## Begin

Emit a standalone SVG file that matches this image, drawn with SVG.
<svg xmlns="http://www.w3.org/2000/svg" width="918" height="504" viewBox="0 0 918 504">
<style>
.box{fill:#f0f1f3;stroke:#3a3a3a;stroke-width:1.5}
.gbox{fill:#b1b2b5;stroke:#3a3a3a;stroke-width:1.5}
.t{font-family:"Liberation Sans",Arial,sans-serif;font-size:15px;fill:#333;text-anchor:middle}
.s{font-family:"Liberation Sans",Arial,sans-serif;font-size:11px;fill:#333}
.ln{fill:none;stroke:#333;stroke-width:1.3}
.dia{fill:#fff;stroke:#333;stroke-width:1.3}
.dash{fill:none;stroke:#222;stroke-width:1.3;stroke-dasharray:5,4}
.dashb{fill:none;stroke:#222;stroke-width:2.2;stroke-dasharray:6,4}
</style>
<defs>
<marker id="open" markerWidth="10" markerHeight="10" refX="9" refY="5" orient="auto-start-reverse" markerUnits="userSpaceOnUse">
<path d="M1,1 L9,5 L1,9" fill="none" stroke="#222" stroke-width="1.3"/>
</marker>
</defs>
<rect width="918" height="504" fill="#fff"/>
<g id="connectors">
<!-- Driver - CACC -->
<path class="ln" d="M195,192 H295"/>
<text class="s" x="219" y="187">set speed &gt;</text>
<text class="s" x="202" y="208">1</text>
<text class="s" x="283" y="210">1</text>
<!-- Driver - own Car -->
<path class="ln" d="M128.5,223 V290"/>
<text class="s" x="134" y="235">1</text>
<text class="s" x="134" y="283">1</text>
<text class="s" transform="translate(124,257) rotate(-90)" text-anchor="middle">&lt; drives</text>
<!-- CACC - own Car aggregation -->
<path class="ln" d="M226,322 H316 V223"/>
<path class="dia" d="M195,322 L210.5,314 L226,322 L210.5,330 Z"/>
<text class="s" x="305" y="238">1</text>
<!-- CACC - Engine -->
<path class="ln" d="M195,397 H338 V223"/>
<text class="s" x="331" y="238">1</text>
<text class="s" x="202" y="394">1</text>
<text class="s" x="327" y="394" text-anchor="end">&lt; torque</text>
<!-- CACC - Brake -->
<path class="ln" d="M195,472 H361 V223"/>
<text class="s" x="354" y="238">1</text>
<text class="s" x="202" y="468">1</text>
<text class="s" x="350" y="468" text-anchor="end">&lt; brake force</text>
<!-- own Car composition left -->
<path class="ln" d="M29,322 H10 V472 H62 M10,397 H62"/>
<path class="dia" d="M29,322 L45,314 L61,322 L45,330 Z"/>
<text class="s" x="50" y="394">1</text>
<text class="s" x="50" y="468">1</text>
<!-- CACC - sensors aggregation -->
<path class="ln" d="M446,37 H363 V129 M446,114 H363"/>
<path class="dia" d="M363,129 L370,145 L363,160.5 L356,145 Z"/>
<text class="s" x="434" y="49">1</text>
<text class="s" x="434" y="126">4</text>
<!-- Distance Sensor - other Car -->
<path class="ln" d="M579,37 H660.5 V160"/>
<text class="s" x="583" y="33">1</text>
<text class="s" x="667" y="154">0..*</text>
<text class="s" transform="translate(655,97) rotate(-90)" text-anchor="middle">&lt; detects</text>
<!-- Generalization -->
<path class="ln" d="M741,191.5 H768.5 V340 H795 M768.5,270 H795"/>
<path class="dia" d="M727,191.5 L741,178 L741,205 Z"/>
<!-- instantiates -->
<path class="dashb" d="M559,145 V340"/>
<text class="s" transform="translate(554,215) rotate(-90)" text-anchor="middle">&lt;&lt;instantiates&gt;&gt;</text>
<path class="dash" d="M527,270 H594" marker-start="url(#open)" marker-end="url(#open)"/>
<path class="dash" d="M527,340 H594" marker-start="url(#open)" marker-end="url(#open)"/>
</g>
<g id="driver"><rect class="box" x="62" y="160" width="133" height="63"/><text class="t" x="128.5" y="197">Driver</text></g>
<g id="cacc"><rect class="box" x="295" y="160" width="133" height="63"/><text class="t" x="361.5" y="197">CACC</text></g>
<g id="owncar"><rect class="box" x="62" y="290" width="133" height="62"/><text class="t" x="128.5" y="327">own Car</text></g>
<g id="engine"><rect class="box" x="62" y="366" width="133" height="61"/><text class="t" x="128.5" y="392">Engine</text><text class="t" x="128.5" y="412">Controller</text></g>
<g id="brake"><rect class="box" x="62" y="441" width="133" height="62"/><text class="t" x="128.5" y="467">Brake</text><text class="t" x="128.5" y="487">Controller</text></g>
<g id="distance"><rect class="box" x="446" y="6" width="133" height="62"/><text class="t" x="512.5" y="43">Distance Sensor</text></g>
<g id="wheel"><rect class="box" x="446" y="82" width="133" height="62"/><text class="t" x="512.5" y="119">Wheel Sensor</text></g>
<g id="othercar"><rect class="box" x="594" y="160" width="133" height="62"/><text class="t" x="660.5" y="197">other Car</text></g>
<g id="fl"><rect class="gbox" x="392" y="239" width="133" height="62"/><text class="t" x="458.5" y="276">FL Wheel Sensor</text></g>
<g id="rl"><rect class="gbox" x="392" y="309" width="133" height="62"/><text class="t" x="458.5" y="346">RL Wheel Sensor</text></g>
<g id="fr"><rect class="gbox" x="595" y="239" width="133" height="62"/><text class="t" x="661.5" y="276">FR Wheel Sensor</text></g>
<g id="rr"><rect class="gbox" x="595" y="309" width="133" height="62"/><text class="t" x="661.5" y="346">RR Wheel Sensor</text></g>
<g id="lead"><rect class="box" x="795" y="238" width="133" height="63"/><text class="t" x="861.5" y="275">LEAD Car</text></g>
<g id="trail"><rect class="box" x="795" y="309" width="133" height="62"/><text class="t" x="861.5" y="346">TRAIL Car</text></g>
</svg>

## End

**Do this**
Extract all of the data above without altering anything.

**Exercise response**
Emit a standalone SVG file that matches this image, drawn with SVG.
<svg xmlns="http://www.w3.org/2000/svg" width="918" height="504" viewBox="0 0 918 504">
<style>
.box{fill:#f0f1f3;stroke:#3a3a3a;stroke-width:1.5}
.gbox{fill:#b1b2b5;stroke:#3a3a3a;stroke-width:1.5}
.t{font-family:"Liberation Sans",Arial,sans-serif;font-size:15px;fill:#333;text-anchor:middle}
.s{font-family:"Liberation Sans",Arial,sans-serif;font-size:11px;fill:#333}
.ln{fill:none;stroke:#333;stroke-width:1.3}
.dia{fill:#fff;stroke:#333;stroke-width:1.3}
.dash{fill:none;stroke:#222;stroke-width:1.3;stroke-dasharray:5,4}
.dashb{fill:none;stroke:#222;stroke-width:2.2;stroke-dasharray:6,4}
</style>
<defs>
<marker id="open" markerWidth="10" markerHeight="10" refX="9" refY="5" orient="auto-start-reverse" markerUnits="userSpaceOnUse">
<path d="M1,1 L9,5 L1,9" fill="none" stroke="#222" stroke-width="1.3"/>
</marker>
</defs>
<rect width="918" height="504" fill="#fff"/>
<g id="connectors">
<!-- Driver - CACC -->
<path class="ln" d="M195,192 H295"/>
<text class="s" x="219" y="187">set speed &gt;</text>
<text class="s" x="202" y="208">1</text>
<text class="s" x="283" y="210">1</text>
<!-- Driver - own Car -->
<path class="ln" d="M128.5,223 V290"/>
<text class="s" x="134" y="235">1</text>
<text class="s" x="134" y="283">1</text>
<text class="s" transform="translate(124,257) rotate(-90)" text-anchor="middle">&lt; drives</text>
<!-- CACC - own Car aggregation -->
<path class="ln" d="M226,322 H316 V223"/>
<path class="dia" d="M195,322 L210.5,314 L226,322 L210.5,330 Z"/>
<text class="s" x="305" y="238">1</text>
<!-- CACC - Engine -->
<path class="ln" d="M195,397 H338 V223"/>
<text class="s" x="331" y="238">1</text>
<text class="s" x="202" y="394">1</text>
<text class="s" x="327" y="394" text-anchor="end">&lt; torque</text>
<!-- CACC - Brake -->
<path class="ln" d="M195,472 H361 V223"/>
<text class="s" x="354" y="238">1</text>
<text class="s" x="202" y="468">1</text>
<text class="s" x="350" y="468" text-anchor="end">&lt; brake force</text>
<!-- own Car composition left -->
<path class="ln" d="M29,322 H10 V472 H62 M10,397 H62"/>
<path class="dia" d="M29,322 L45,314 L61,322 L45,330 Z"/>
<text class="s" x="50" y="394">1</text>
<text class="s" x="50" y="468">1</text>
<!-- CACC - sensors aggregation -->
<path class="ln" d="M446,37 H363 V129 M446,114 H363"/>
<path class="dia" d="M363,129 L370,145 L363,160.5 L356,145 Z"/>
<text class="s" x="434" y="49">1</text>
<text class="s" x="434" y="126">4</text>
<!-- Distance Sensor - other Car -->
<path class="ln" d="M579,37 H660.5 V160"/>
<text class="s" x="583" y="33">1</text>
<text class="s" x="667" y="154">0..*</text>
<text class="s" transform="translate(655,97) rotate(-90)" text-anchor="middle">&lt; detects</text>
<!-- Generalization -->
<path class="ln" d="M741,191.5 H768.5 V340 H795 M768.5,270 H795"/>
<path class="dia" d="M727,191.5 L741,178 L741,205 Z"/>
<!-- instantiates -->
<path class="dashb" d="M559,145 V340"/>
<text class="s" transform="translate(554,215) rotate(-90)" text-anchor="middle">&lt;&lt;instantiates&gt;&gt;</text>
<path class="dash" d="M527,270 H594" marker-start="url(#open)" marker-end="url(#open)"/>
<path class="dash" d="M527,340 H594" marker-start="url(#open)" marker-end="url(#open)"/>
</g>
<g id="driver"><rect class="box" x="62" y="160" width="133" height="63"/><text class="t" x="128.5" y="197">Driver</text></g>
<g id="cacc"><rect class="box" x="295" y="160" width="133" height="63"/><text class="t" x="361.5" y="197">CACC</text></g>
<g id="owncar"><rect class="box" x="62" y="290" width="133" height="62"/><text class="t" x="128.5" y="327">own Car</text></g>
<g id="engine"><rect class="box" x="62" y="366" width="133" height="61"/><text class="t" x="128.5" y="392">Engine</text><text class="t" x="128.5" y="412">Controller</text></g>
<g id="brake"><rect class="box" x="62" y="441" width="133" height="62"/><text class="t" x="128.5" y="467">Brake</text><text class="t" x="128.5" y="487">Controller</text></g>
<g id="distance"><rect class="box" x="446" y="6" width="133" height="62"/><text class="t" x="512.5" y="43">Distance Sensor</text></g>
<g id="wheel"><rect class="box" x="446" y="82" width="133" height="62"/><text class="t" x="512.5" y="119">Wheel Sensor</text></g>
<g id="othercar"><rect class="box" x="594" y="160" width="133" height="62"/><text class="t" x="660.5" y="197">other Car</text></g>
<g id="fl"><rect class="gbox" x="392" y="239" width="133" height="62"/><text class="t" x="458.5" y="276">FL Wheel Sensor</text></g>
<g id="rl"><rect class="gbox" x="392" y="309" width="133" height="62"/><text class="t" x="458.5" y="346">RL Wheel Sensor</text></g>
<g id="fr"><rect class="gbox" x="595" y="239" width="133" height="62"/><text class="t" x="661.5" y="276">FR Wheel Sensor</text></g>
<g id="rr"><rect class="gbox" x="595" y="309" width="133" height="62"/><text class="t" x="661.5" y="346">RR Wheel Sensor</text></g>
<g id="lead"><rect class="box" x="795" y="238" width="133" height="63"/><text class="t" x="861.5" y="275">LEAD Car</text></g>
<g id="trail"><rect class="box" x="795" y="309" width="133" height="62"/><text class="t" x="861.5" y="346">TRAIL Car</text></g>
</svg>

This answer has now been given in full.